When the Pharisees and scribes question him Jesus’ reply shows the contrasting ways they have of dealing with the Scriptures. The Pharisees and scribes have used the Old Testament as a source book for rules and regulations to be obeyed. Jesus uses the Old Testament in the proper way–as the account of an open ended and unpredictable relationship with God. He then goes on to show how, with their obsession with rules and traditions they actually contradict the basic commandments of God. “Corban” was a little tradition the Jews had developed in which they dedicated a certain amount of money to God, but they didn’t actually give it–it was more like a symbolic gesture. Jesus blames them for their hypocrisy and for missing the point of the God’s rules completely.
Mark also uses this passage to contrast with the chapter before. In the feeding of the 5000 and the walking on the water we saw how Jesus–in all his words and actions–fulfills the Old Testament in a deeply significant, powerful and symbolic way. He bursts the Old Testament from the inside out. Mark contrasts this exciting and dynamic understanding of the Old Testament–as being alive in the person of Jesus–with the narrow minded legalism of the Pharisees and scribes.
Finally, in a brilliant passage Jesus tries to hammer home his point that all the outward stuff is irrelevant if the inward heart is not right. The Jews were obsessed with outward regulations including dietary regulations. To paraphrase Jesus would say, “It doesn’t matter if you eat a bacon sandwich if your heart is impure. Check out the state of your soul not your stomach.” This passage is very important because at this point in the gospel Mark not only shows the tension and conflict with the Pharisees and scribes growing, but he is showing how Jesus is undermining their whole religious system. They had narrowed God down to their petty rules and regulations. Jesus blows that wide open.

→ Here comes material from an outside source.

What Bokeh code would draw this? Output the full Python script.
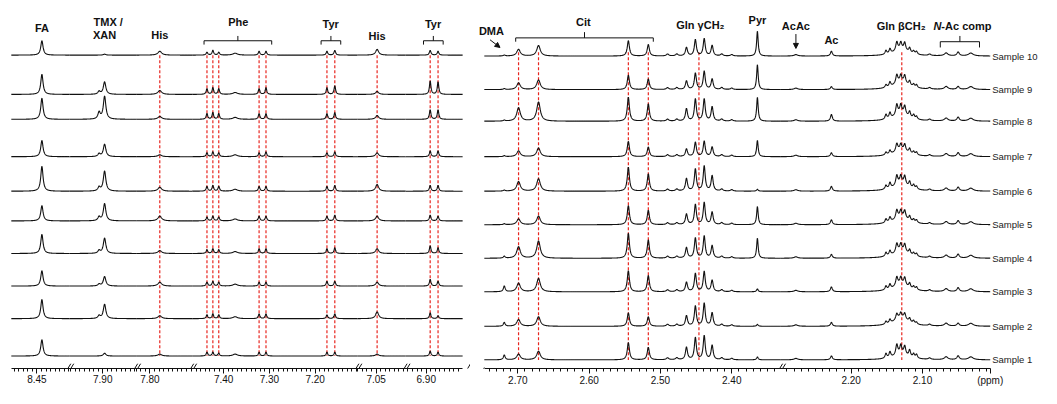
import numpy as np
from bokeh.plotting import figure
from bokeh.layouts import row
from bokeh.models import Range1d, FixedTicker, Arrow, NormalHead
from bokeh.core.properties import value
from bokeh.embed import file_html
from bokeh.resources import INLINE

FONT = "Liberation Sans"

SAMPLES = ["Sample 1", "Sample 2", "Sample 3", "Sample 4", "Sample 5",
           "Sample 6", "Sample 7", "Sample 8", "Sample 9", "Sample 10"]

# ---------------- left (aromatic) region: data ----------------
LEFT_TICKS = [8.45, 7.90, 7.80, 7.40, 7.30, 7.20, 7.05, 6.90]
LEFT_PEAK_PPM = [8.439, 7.908, 7.896, 7.7785, 7.4366, 7.4237, 7.4108, 7.375,
                 7.3226, 7.3075, 7.1742, 7.1570, 7.0478, 6.8914, 6.8742]
LEFT_PEAK_HWHM = [0.003, 0.003, 0.0033, 0.005, 0.002, 0.002, 0.002, 0.006,
                  0.002, 0.002, 0.002, 0.002, 0.004, 0.002, 0.002]
# heights, one row per peak, columns Sample 1 .. Sample 10
LEFT_HEIGHTS = [
    [17, 20, 16, 20, 16, 26, 17, 22, 21, 15],   # FA
    [0, 3, 2, 3, 4, 4, 3, 7, 3, 0],             # TMX shoulder
    [3, 15, 10, 16, 18, 21, 13, 24, 13, 1],     # TMX / XAN
    [2, 3, 4, 3, 5, 4, 2, 3, 4, 4],             # His
    [4, 4, 4, 4, 4, 5, 4, 6, 6, 3],             # Phe
    [4, 5, 5, 5, 5, 6, 5, 7, 7, 5],             # Phe
    [3, 4, 4, 4, 4, 5, 4, 6, 6, 3],             # Phe
    [2, 2, 2, 2, 2, 2, 2, 2, 2, 2],             # Phe broad
    [4, 5, 4, 5, 5, 5, 4, 6, 6, 4],             # Phe
    [4, 5, 4, 5, 5, 5, 5, 6, 7, 4],             # Phe
    [4, 4, 5, 5, 5, 5, 4, 6, 7, 4],             # Tyr
    [4, 5, 5, 6, 6, 6, 5, 7, 9, 5],             # Tyr
    [2, 7, 4, 5, 5, 7, 4, 4, 3, 6],             # His
    [5, 6, 7, 8, 6, 6, 6, 10, 14, 5],           # Tyr
    [4, 3, 5, 6, 5, 6, 6, 10, 13, 4],           # Tyr
]
LEFT_MARKERS = [7.7785, 7.4366, 7.4237, 7.4108, 7.3226, 7.3075,
                7.1742, 7.1570, 7.0478, 6.8914, 6.8742]

# ---------------- right (aliphatic) region: data ----------------
RIGHT_TICKS = [2.70, 2.60, 2.50, 2.40, 2.20, 2.10]
RIGHT_PEAK_PPM = [2.719, 2.699, 2.671, 2.545, 2.517, 2.490, 2.477,
                  2.4635, 2.451, 2.4386, 2.4275, 2.414, 2.400, 2.364,
                  2.2775, 2.2277, 2.130,
                  2.1512, 2.1456, 2.136, 2.1304, 2.1249, 2.118, 2.1124, 2.1083,
                  2.090, 2.0668, 2.050, 2.0322]
RIGHT_PEAK_HWHM = [0.0015, 0.003, 0.003, 0.0018, 0.0018, 0.002, 0.002,
                   0.0017, 0.0017, 0.0017, 0.0017, 0.002, 0.002, 0.0013,
                   0.003, 0.0016, 0.012,
                   0.0015, 0.0015, 0.0017, 0.0016, 0.0016, 0.0015, 0.0015, 0.0015,
                   0.002, 0.003, 0.002, 0.004]
RIGHT_HEIGHTS = [
    [5, 4, 6, 2, 1, 1, 1, 1, 1, 1],             # DMA
    [6, 7, 9, 12, 6, 10, 6, 14, 7, 7],          # Cit
    [9, 10, 14, 18, 9, 13, 9, 20, 10, 11],      # Cit
    [18, 14, 22, 26, 20, 25, 16, 25, 15, 16],   # Cit
    [13, 10, 17, 19, 15, 18, 10, 18, 11, 12],   # Cit
    [2, 2, 2, 2, 2, 2, 2, 2, 2, 2],
    [2, 2, 2, 2, 2, 2, 2, 2, 2, 2],
    [13, 11, 10, 11, 11, 13, 8, 13, 9, 9],      # Gln gamma
    [23, 21, 19, 21, 21, 23, 15, 23, 17, 17],
    [25, 24, 21, 23, 23, 26, 16, 23, 19, 18],
    [15, 14, 12, 13, 13, 16, 10, 15, 11, 11],
    [2, 2, 2, 2, 2, 2, 2, 2, 2, 2],
    [1.5, 1.5, 1.5, 1.5, 1.5, 1.5, 1.5, 1.5, 1.5, 1.5],
    [3, 2, 3, 21, 19, 2, 17, 25, 26, 26],       # Pyr
    [1.5, 1.5, 1.5, 1.5, 1.5, 1.5, 1.5, 1.5, 1.5, 1.5],  # AcAc
    [4, 4, 5, 4, 5, 5, 4, 7, 3, 5],             # Ac
    [6, 9, 8, 8, 8, 8, 7, 8, 8, 7],             # Gln beta broad
    [5, 3, 4, 4, 4, 4, 3, 5, 3, 4],
    [6, 4, 5, 5, 5, 6, 4, 6, 5, 5],
    [11, 6, 9, 9, 9, 10, 8, 11, 9, 9],
    [9, 5, 7, 7, 7, 8, 6, 9, 7, 7],
    [9, 6, 8, 8, 8, 9, 7, 9, 8, 8],
    [7, 4, 5, 5, 5, 6, 5, 6, 5, 5],
    [4, 3, 3, 3, 3, 4, 3, 4, 3, 3],
    [4, 2, 3, 3, 3, 3, 3, 3, 3, 3],
    [1.5, 1.5, 1.5, 1.5, 1.5, 1.5, 1.5, 1.5, 1.5, 1.5],
    [3, 3, 3, 3, 3, 3, 3, 3, 3, 3],             # N-Ac
    [4, 3, 4, 4, 4, 4, 4, 4, 3, 4],
    [3, 3, 3, 3, 3, 3, 3, 3, 3, 3],
]
RIGHT_MARKERS = [2.699, 2.671, 2.545, 2.517, 2.446, 2.129]
UNIT_LABEL = "(ppm)"

# ---------------- layout (display units = reference pixels) ----------------
LEFT_SEGS = [(11, 70, 8.45, 37), (70, 138, 7.90, 104), (138, 195, 7.80, 152),
             (195, 363, 7.40, 227), (363, 412, 7.05, 382), (412, 470, 6.90, 433)]
LEFT_SCALE = 465.0
RIGHT_SEGS = [(492, 792, 2.70, 526), (792, 1005, 2.20, 864)]
RIGHT_SCALE = 723.0
LEFT_BASE = [371, 332, 298, 264, 230, 199, 163, 124, 98, 57]
RIGHT_BASE = [375, 340, 304, 269, 234, 199, 163, 126, 93, 58]
AXIS_Y = 384
TOP_Y = 0


def to_disp(ppm, segs, scale):
    for d0, d1, ap, ad in segs:
        hi = ap + (ad - d0) / scale
        lo = ap - (d1 - ad) / scale
        if lo - 1e-9 <= ppm <= hi + 1e-9:
            return float(ad + (ap - ppm) * scale)
    return None


def spectra(segs, scale, ppms, hwhm, heights, bases):
    P = np.array(ppms)[:, None]
    W = np.array(hwhm)[:, None]
    H = np.array(heights, dtype=float)
    xs, ys = [], []
    for s in range(len(bases)):
        for d0, d1, ap, ad in segs:
            d = np.arange(d0, d1 + 1e-6, 0.25)
            ppm = ap - (d - ad) / scale
            inten = (H[:, s][:, None] * W ** 2 / ((ppm[None, :] - P) ** 2 + W ** 2)).sum(0)
            xs.append(d.tolist())
            ys.append((bases[s] - inten).tolist())
    return xs, ys


def make_fig(x0, x1, width):
    p = figure(width=width, height=388, x_range=Range1d(x0, x1),
               y_range=Range1d(AXIS_Y, TOP_Y), output_backend="svg",
               toolbar_location=None, min_border_left=0, min_border_right=0,
               min_border_top=0, min_border_bottom=16)
    p.yaxis.visible = False
    p.grid.visible = False
    p.outline_line_color = None
    p.background_fill_color = "white"
    p.border_fill_color = "white"
    return p


def style_axis(p, segs, scale, ticks, bounds, extra=None):
    major = [to_disp(t, segs, scale) for t in ticks]
    labels = {m: f"{t:.2f}" for m, t in zip(major, ticks)}
    if extra:
        for pos, txt in extra:
            major.append(float(pos))
            labels[float(pos)] = txt
    minor = []
    for d0, d1, ap, ad in segs:
        hi = ap + (ad - d0) / scale
        lo = ap - (d1 - ad) / scale
        for k in range(int(np.ceil(lo * 100 - 1e-6)), int(np.floor(hi * 100 + 1e-6)) + 1):
            minor.append(float(ad + (ap - k / 100) * scale))
    ax = p.xaxis[0]
    ax.ticker = FixedTicker(ticks=major, minor_ticks=minor)
    ax.major_label_overrides = labels
    ax.bounds = bounds
    ax.axis_line_color = "#111111"
    ax.major_tick_line_color = "#111111"
    ax.minor_tick_line_color = "#111111"
    ax.major_tick_in = 0
    ax.major_tick_out = 5
    ax.minor_tick_in = 0
    ax.minor_tick_out = 3
    ax.major_label_standoff = 1
    ax.major_label_text_font = FONT
    ax.major_label_text_font_size = "10px"
    ax.major_label_text_color = "#111111"


def slash(p, x, y, dx=4, dy=6):
    p.add_layout(Arrow(end=None, start=None, x_start=x - dx, y_start=y + dy,
                       x_end=x + dx, y_end=y - dy, line_color="#111111",
                       line_width=1, level="overlay"))


def bold_text(p, x, y, txt, align="center", size="11px", style="bold"):
    p.text(x=[x], y=[y], text=[txt], text_font=value(FONT), text_font_size=size,
           text_font_style=style, text_align=align, text_baseline="middle",
           text_color="#111111")


def bracket(p, xa, xb, y, down=4, up=5):
    xm = (xa + xb) / 2
    p.multi_line(xs=[[xa, xa, xb, xb], [xm, xm]], ys=[[y + down, y, y, y + down], [y, y - up]],
                 line_color="#111111", line_width=1)


# ---------------- left panel ----------------
pl = make_fig(0, 478, 470)
xs, ys = spectra(LEFT_SEGS, LEFT_SCALE, LEFT_PEAK_PPM, LEFT_PEAK_HWHM, LEFT_HEIGHTS, LEFT_BASE)
lm = [to_disp(v, LEFT_SEGS, LEFT_SCALE) for v in LEFT_MARKERS]
pl.segment(x0=lm, y0=[LEFT_BASE[-1]] * len(lm), x1=lm, y1=[LEFT_BASE[0]] * len(lm),
           line_color="#e8251f", line_width=1.2, line_dash="3 2")
pl.multi_line(xs=xs, ys=ys, line_color="#111111", line_width=1.1)
style_axis(pl, LEFT_SEGS, LEFT_SCALE, LEFT_TICKS, (11, 470))

LD = lambda v: to_disp(v, LEFT_SEGS, LEFT_SCALE)
bold_text(pl, LD(8.439), 29, "FA")
bold_text(pl, LD(7.888), 22, "TMX /")
bold_text(pl, LD(7.896), 36, "XAN")
bold_text(pl, LD(7.7785), 36, "His")
bold_text(pl, LD(7.368), 22, "Phe")
bracket(pl, LD(7.443), LD(7.295), 42)
bold_text(pl, LD(7.166), 24, "Tyr")
bracket(pl, LD(7.187), LD(7.144), 42)
bold_text(pl, LD(7.048), 37, "His")
bold_text(pl, LD(6.885), 24, "Tyr")
bracket(pl, LD(6.906), LD(6.863), 42)
for b in [70, 138, 195, 363, 412]:
    slash(pl, b - 1.5, AXIS_Y, 3, 5)
    slash(pl, b + 1.5, AXIS_Y, 3, 5)
slash(pl, 474, AXIS_Y + 2, 4, 7)

# ---------------- right panel ----------------
pr = make_fig(478, 1057, 571)
xs, ys = spectra(RIGHT_SEGS, RIGHT_SCALE, RIGHT_PEAK_PPM, RIGHT_PEAK_HWHM, RIGHT_HEIGHTS, RIGHT_BASE)
rm = [to_disp(v, RIGHT_SEGS, RIGHT_SCALE) for v in RIGHT_MARKERS]
pr.segment(x0=rm, y0=[RIGHT_BASE[-1] - 4] * len(rm), x1=rm, y1=[RIGHT_BASE[0]] * len(rm),
           line_color="#e8251f", line_width=1.2, line_dash="3 2")
pr.multi_line(xs=xs, ys=ys, line_color="#111111", line_width=1.1)
style_axis(pr, RIGHT_SEGS, RIGHT_SCALE, RIGHT_TICKS, (492, 1005),
           extra=[(1005, UNIT_LABEL)])

RD = lambda v: to_disp(v, RIGHT_SEGS, RIGHT_SCALE)
bold_text(pr, RD(2.737), 32, "DMA")
pr.add_layout(Arrow(end=NormalHead(size=5, fill_color="#111111", line_color="#111111"),
                    x_start=RD(2.739), y_start=41, x_end=RD(2.725), y_end=49,
                    line_color="#111111", line_width=1))
bold_text(pr, RD(2.608), 22, "Cit")
bracket(pr, RD(2.703), RD(2.510), 39, 4, 6)
bold_text(pr, RD(2.444), 26, "Gln \u03b3CH\u2082")
bold_text(pr, RD(2.364), 20, "Pyr")
bold_text(pr, RD(2.2775), 27, "AcAc")
pr.add_layout(Arrow(end=NormalHead(size=5, fill_color="#111111", line_color="#111111"),
                    x_start=RD(2.2775), y_start=35, x_end=RD(2.2775), y_end=50,
                    line_color="#111111", line_width=1))
bold_text(pr, RD(2.2277), 41, "Ac")
bold_text(pr, RD(2.130), 27, "Gln \u03b2CH\u2082")
bold_text(pr, RD(2.0735), 27, "N", align="right", style="bold italic")
bold_text(pr, RD(2.0735), 27, "-Ac comp", align="left")
bracket(pr, RD(2.075), RD(2.020), 43, 6, 6)
pr.text(x=[1007] * 10, y=RIGHT_BASE, text=SAMPLES, text_font=value(FONT),
        text_font_size="9.5px", text_align="left", text_baseline="middle",
        text_color="#222222")
slash(pr, RD(2.2982) - 1.5, AXIS_Y, 3, 5)
slash(pr, RD(2.2982) + 1.5, AXIS_Y, 3, 5)
slash(pr, 488, AXIS_Y + 4, 4, 5)

layout = row(pl, pr, spacing=0)
open("out.html", "w").write(file_html(layout, INLINE))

This passage also serves the purpose of resolving the question in the early church about whether or not the Gentile converts needed to obey the Jewish dietary regulations and all the other customs and rules. Mark (with the authority of Peter behind him) says all foods are declared clean by Jesus. Remember Peter, as recorded in the Acts of the Apostles, was the one who had the vision of the sheet with unclean animals being lowered down and heard the voice of the Lord saying, “Rise and eat.” So this passage of Jesus’ teaching is remembered and applied to the early church situation.
Once again, in doing so, Mark shows Jesus’ frustration and impatience, not only with the Pharisees and scribes, but also with his disciples. Are you seeing Jesus in a fresh way? He’s sharp and quick to answer. Extremely intelligent he is always one step ahead of everyone else. He is not afraid to speak bluntly and cares not one bit what people think of him. What courage! At the same time I sense a sharp wit and humor beneath it all. Jesus sees clearly what is happening, answers with a cutting wit and then seems to throw up his hands in frustration. Did he do so with laughter as well? The text doesn’t say so, but I can see his laughter of frustration, disbelief at their hard heartedness and their inability to see the plain truth.